Daniel Cerdan : La guerre du terrorisme ne fait que commencer. Nous devons nous attendre au pire. Le GIGN, à présent, couvre la France avec 7 antennes GIGN à NANTES, REIMS, TOURS, DIJON, ORANGE, TOULON, TOULOUSE et MAYOTTE. En plus, des PSIG-SABRE (peloton de surveillance et d’intervention), primo-intervenant ont été créés.
Il en existe déjà 50 en 2016. Il y en aura 50 de plus en 2017 et 50 en 2018.
Ces unités peuvent intervenir en 20 minutes. Pour quadriller opérationnellement le territoire des antennes de renseignement ont été créés.
A Paris, les 3000 gardes républicains surveillent les institutions gouvernementales. Il existe au sein des unité de la garde des pelotons d’intervention qui peuvent, aussi, intervenir dans Paris.

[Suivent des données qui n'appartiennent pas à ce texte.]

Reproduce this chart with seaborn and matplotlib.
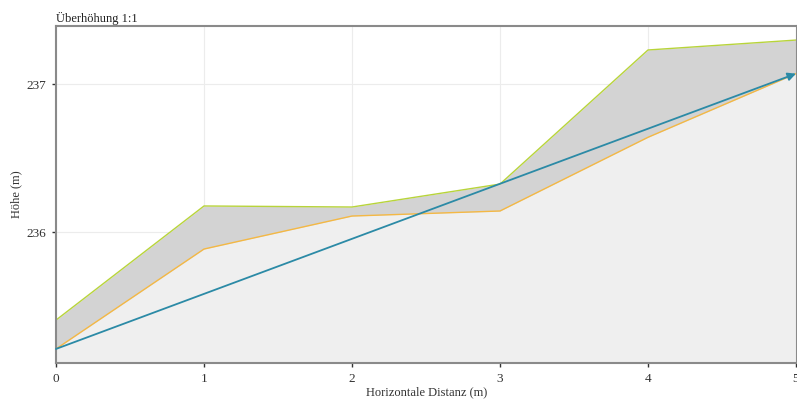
import matplotlib
matplotlib.use('Agg')
import matplotlib.pyplot as plt
import seaborn as sns
import pandas as pd

# Profil-Daten
distanz = [0, 1, 2, 3, 4, 5]
hoehe_oben = [235.405, 236.176, 236.169, 236.324, 237.23, 237.297]
hoehe_unten = [235.21, 235.885, 236.108, 236.142, 236.64, 237.07]
pfeil_x = [0, 5]
pfeil_y = [235.21, 237.07]

x_ticks = [0, 1, 2, 3, 4, 5]
y_ticks = [236, 237]
y_min, y_max = 235.115, 237.392

sns.set_style('white')
plt.rcParams['font.family'] = ['Liberation Serif', 'DejaVu Serif']

df = pd.DataFrame({'x': distanz, 'oben': hoehe_oben, 'unten': hoehe_unten})

fig = plt.figure(figsize=(7.97, 3.99), dpi=100)
ax = fig.add_axes([56 / 797, 36 / 399, 741 / 797, 337 / 399])

ax.set_xlim(0, 5.0068)
ax.set_ylim(y_min, y_max)

ax.grid(True, color='#ececec', linewidth=0.8, zorder=0)
ax.set_axisbelow(True)

ax.fill_between(df['x'], y_min, df['unten'], color='#efefef', zorder=1, linewidth=0)
ax.fill_between(df['x'], df['unten'], df['oben'], color='#d3d3d3', zorder=1, linewidth=0)

sns.lineplot(data=df, x='x', y='oben', color='#b8d43a', linewidth=1.0, ax=ax, zorder=2)
sns.lineplot(data=df, x='x', y='unten', color='#f4b844', linewidth=1.0, ax=ax, zorder=2)

ax.annotate('', xy=(pfeil_x[1], pfeil_y[1]), xytext=(pfeil_x[0], pfeil_y[0]),
            arrowprops=dict(arrowstyle='-|>', color='#2b8aa6', lw=1.3,
                            mutation_scale=12, shrinkA=0, shrinkB=0),
            zorder=3)

ax.set_xticks(x_ticks)
ax.set_yticks(y_ticks)
ax.tick_params(axis='both', labelsize=9.5, length=3, width=1, color='#333333',
               labelcolor='#333333', direction='out', pad=4)
ax.tick_params(axis='both', which='both', bottom=True, left=True)

for side in ['left', 'bottom', 'top', 'right']:
    ax.spines[side].set_color('#8a8a8a')
    ax.spines[side].set_linewidth(1.5)

ax.set_xlabel('Horizontale Distanz (m)', fontsize=9, color='#333333', labelpad=1)
ax.set_ylabel('Höhe (m)', fontsize=9, color='#333333', labelpad=3)
ax.set_title('Überhöhung 1:1', loc='left', fontsize=9, color='#222222', pad=3)

fig.savefig('out.png', dpi=100)
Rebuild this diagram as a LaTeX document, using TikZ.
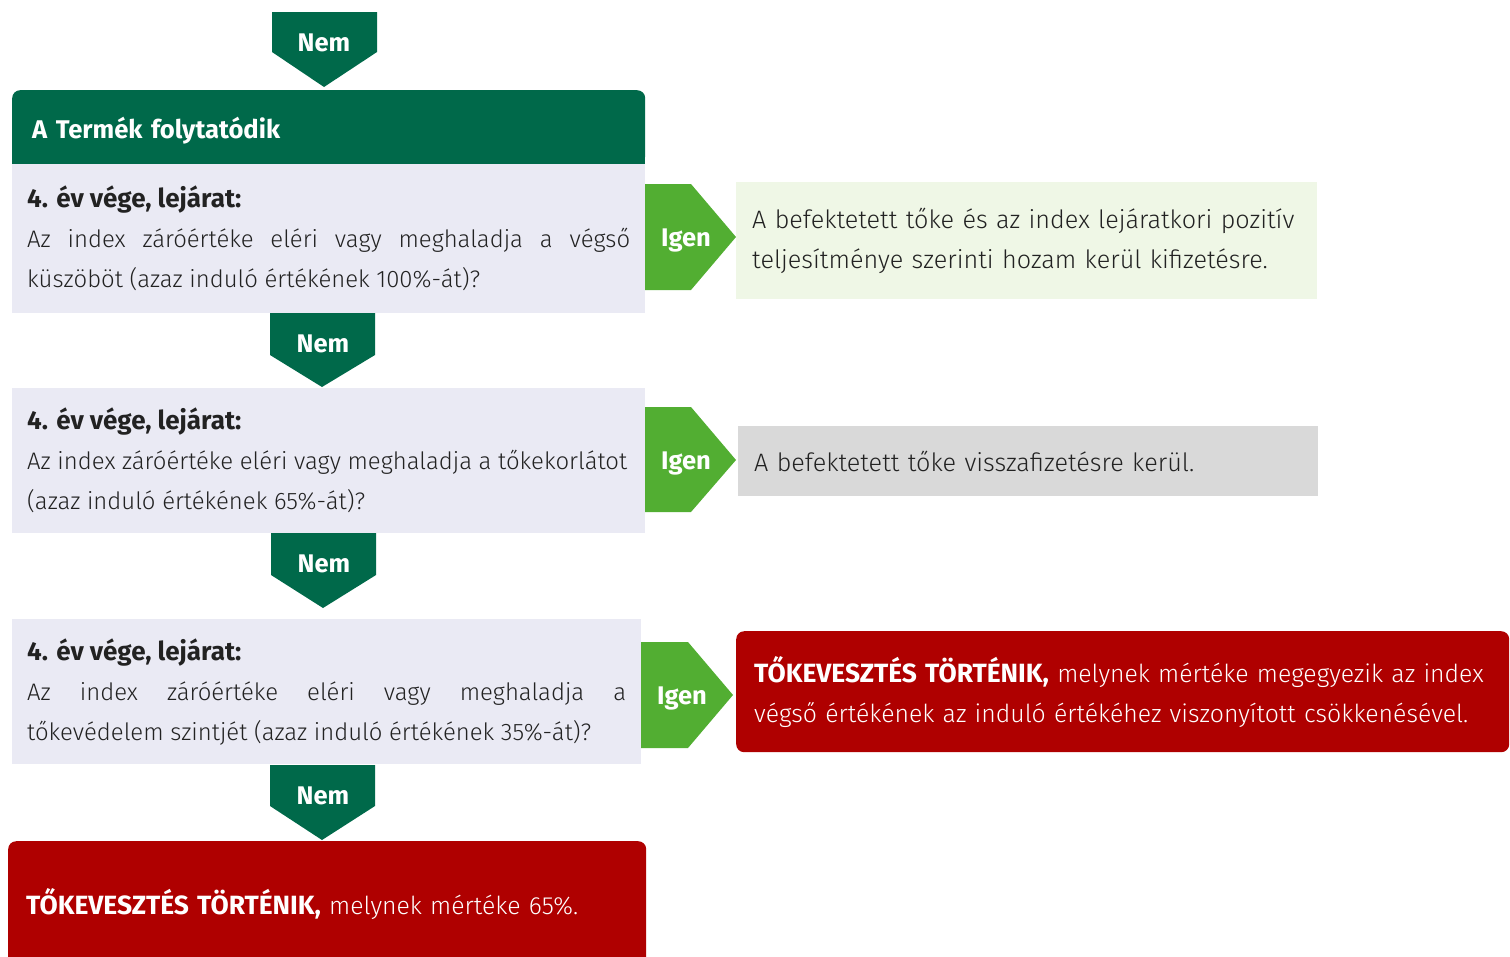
\documentclass[tikz,border=0pt]{standalone}
\usepackage{fontspec}
\setmainfont{Fira Sans Light}[BoldFont={Fira Sans Bold}]
\usetikzlibrary{positioning}
\definecolor{dkgreen}{RGB}{0,105,74}
\definecolor{igengreen}{RGB}{82,174,50}
\definecolor{qgrey}{RGB}{234,234,244}
\definecolor{lgreen}{RGB}{239,247,230}
\definecolor{rgrey}{RGB}{217,217,217}
\definecolor{lossred}{RGB}{175,0,0}
\definecolor{txt}{RGB}{34,34,34}
\newcommand{\evvege}{{\bfseries\fontsize{26}{40}\selectfont 4. év vége, lejárat:}}
\newcommand{\veszt}{{\bfseries\fontsize{26.4}{40}\selectfont TŐKEVESZTÉS TÖRTÉNIK,}}

\begin{document}
\begin{tikzpicture}[
		x=1pt, y=-1pt,
		question/.style={fill=qgrey, anchor=north west, minimum width=633pt, inner xsep=15pt, text width=603pt, align=justify, text=txt, font=\fontsize{23.9}{40}\selectfont},
		result/.style={anchor=north west, inner xsep=16pt, text width=549pt, align=left, text=txt, font=\fontsize{25.2}{40}\selectfont},
		loss/.style={fill=lossred, rounded corners=8pt, anchor=north west, inner xsep=18pt, align=left, text=white, font=\fontsize{24.8}{40}\selectfont},
		header/.style={fill=dkgreen, rounded corners=8pt, anchor=north west, minimum width=633pt, minimum height=74pt, inner xsep=20pt, text width=593pt, text height=28pt, align=left, text=white, font=\bfseries\fontsize{25.6}{30}\selectfont},
		nolabel/.style={text=white, font=\bfseries\fontsize{25.5}{30}\selectfont},
		yeslabel/.style={text=white, font=\bfseries\fontsize{25.5}{30}\selectfont},
	]
	\useasboundingbox (0,0) rectangle (1510,956);

	% start
	\fill[dkgreen] (272,12) -- (377,12) -- (377,52) -- (324,87) -- (272,52) -- cycle;
	\node[nolabel] (nem0) at (324,43) {Nem};

	\node[header] (head) at (12,90) {A Termék folytatódik};
	\fill[dkgreen] (head.south west) rectangle ([yshift=10pt]head.south east);

	% first check
	\node[question, minimum height=149pt] (q1) at (12,164) {\evvege\\ Az index záróértéke eléri vagy meghaladja a végső\linebreak küszöböt (azaz induló értékének 100\%-át)?};
	\fill[igengreen] (645,184) -- (691,184) -- (736,237) -- (691,290) -- (645,290) -- cycle;
	\node[yeslabel] (igen1) at (686,240) {Igen};
	\node[result, fill=lgreen, minimum width=581pt, minimum height=117pt] (r1) at (736,182) {A befektetett tőke és az index lejáratkori pozitív\\ teljesítménye szerinti hozam kerül kifizetésre.};

	\fill[dkgreen] (270,313) -- (375,313) -- (375,355) -- (322,387) -- (270,355) -- cycle;
	\node[nolabel] (nem1) at (323,344) {Nem};

	% second check
	\node[question, minimum height=145pt] (q2) at (12,388) {\evvege\\ Az index záróértéke eléri vagy meghaladja a tőkekorlátot\\ (azaz induló értékének 65\%-át)?};
	\fill[igengreen] (645,407) -- (691,407) -- (736,460) -- (691,512) -- (645,512) -- cycle;
	\node[yeslabel] (igen2) at (686,463) {Igen};
	\node[result, fill=rgrey, text width=548pt, minimum width=580pt, minimum height=70pt] (r2) at (738,426) {A befektetett tőke visszafizetésre kerül.};

	\fill[dkgreen] (271,533) -- (376,533) -- (376,575) -- (323,608) -- (271,575) -- cycle;
	\node[nolabel] (nem2) at (324,564) {Nem};

	% third check
	\node[question, minimum width=629pt, text width=599pt, minimum height=145pt] (q3) at (12,619) {\evvege\\ Az index záróértéke eléri vagy meghaladja a\linebreak tőkevédelem szintjét (azaz induló értékének 35\%-át)?};
	\fill[igengreen] (641,642) -- (688,642) -- (733,695) -- (688,748) -- (641,748) -- cycle;
	\node[yeslabel] (igen3) at (682,698) {Igen};
	\node[loss, minimum width=773pt, minimum height=121pt, text width=737pt] (r3) at (736,631) {\veszt{} melynek mértéke megegyezik az index\\ végső értékének az induló értékéhez viszonyított csökkenésével.};

	\fill[dkgreen] (270,765) -- (375,765) -- (375,806) -- (322,840) -- (270,806) -- cycle;
	\node[nolabel] (nem3) at (323,796) {Nem};

	% end
	\node[loss, minimum width=638pt, minimum height=126pt, text width=602pt] (final) at (8,841) {\veszt{} melynek mértéke 65\%.};
\end{tikzpicture}
\end{document}
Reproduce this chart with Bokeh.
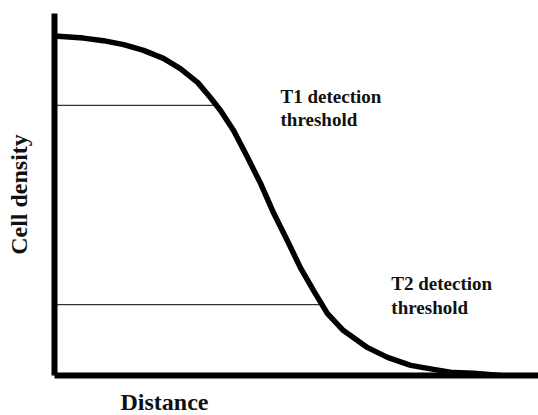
from bokeh.plotting import figure
from bokeh.models import Range1d, ColumnDataSource, FixedTicker, Title
from bokeh.core.properties import value
from bokeh.embed import file_html
from bokeh.resources import INLINE

# curve: cell density vs distance
distance = [0.0, 0.60, 1.01, 1.43, 1.84, 2.25, 2.60, 2.96, 3.22, 3.43, 3.70,
            3.99, 4.26, 4.53, 4.81, 5.08, 5.35, 5.64, 5.97, 6.47, 6.88, 7.36,
            7.83, 8.24, 8.66, 9.22]
density = [0.938, 0.932, 0.925, 0.914, 0.898, 0.876, 0.848, 0.809, 0.768, 0.732,
           0.677, 0.602, 0.530, 0.448, 0.373, 0.298, 0.235, 0.171, 0.124, 0.077,
           0.050, 0.028, 0.017, 0.008, 0.006, 0.0]

# detection thresholds
threshold_names = ["T1 detection\nthreshold", "T2 detection\nthreshold"]
threshold_level = [0.746, 0.196]
threshold_cross = [3.34, 5.50]
label_x = [4.67, 6.96]
label_y = [0.801, 0.282]

FONT = "Liberation Serif"

p = figure(frame_width=484, frame_height=362, output_backend="svg",
           toolbar_location=None,
           x_range=Range1d(0, 10), y_range=Range1d(0, 1),
           min_border_left=54, min_border_right=0, min_border_top=13,
           min_border_bottom=40)
p.outline_line_color = None
p.grid.visible = False
p.background_fill_color = "white"
p.border_fill_color = "white"

for ax in (p.xaxis[0], p.yaxis[0]):
    ax.ticker = FixedTicker(ticks=[])
    ax.major_tick_line_color = None
    ax.minor_tick_line_color = None
    ax.major_tick_out = 0
    ax.major_tick_in = 0
    ax.minor_tick_out = 0
    ax.major_label_standoff = 0
    ax.major_label_text_font_size = "0px"
    ax.axis_line_width = 6
    ax.axis_line_color = "black"

p.yaxis.axis_label = "Cell density"
p.yaxis.axis_label_text_font = FONT
p.yaxis.axis_label_text_font_style = "bold"
p.yaxis.axis_label_text_font_size = "24px"
p.yaxis.axis_label_text_color = "#111111"
p.yaxis.axis_label_standoff = 23

p.add_layout(Title(text="Distance", align="left", offset=66, standoff=22,
                   text_font=FONT, text_font_style="bold",
                   text_font_size="24px", text_color="#111111"), "below")

# threshold lines
ts = ColumnDataSource(dict(x0=[0, 0], x1=threshold_cross, y=threshold_level))
p.segment(x0="x0", y0="y", x1="x1", y1="y", source=ts,
          line_color="#333333", line_width=1.2)

# curve
p.line(distance, density, line_color="black", line_width=5.5,
       line_join="round", line_cap="round")

# threshold labels
ls = ColumnDataSource(dict(x=label_x, y=label_y, t=threshold_names))
p.text(x="x", y="y", text="t", source=ls, text_font=value(FONT),
       text_font_style="bold", text_font_size="19px", text_color="#111111",
       text_baseline="top", text_align="left", text_line_height=1.1)

open("out.html", "w").write(file_html(p, INLINE))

Breizh-info.com : Etes-vous favorable à ce que les citoyens français subissent un entrainement au maniement des armes (sécurité, manipulation, tir) tout au long de leur vie, afin de pouvoir, eux aussi, se défendre en cas de coup dur ?
Daniel Cerdan : Cette solution est envisageable. Mais la violence déclenche la violence. Le métier des armes n’est pas inné. La manipulation d’une arme est un métier et demande beaucoup d’entraînement.
Par contre, laisser aux anciens de l’institution, comme moi qui continue à faire des formations de tir le port d’arme, permettrait de pouvoir intervenir en cas d’attentats. Beaucoup de retraités de la gendarmerie sont disposés à prêter main forte à notre patrie. Je fais partie de l’UNPRG (Union nationale des personnels et retraités de la gendarmerie), dont le président est Monsieur Henri Martinez. Je suis également président des retraités de Paris (UD75).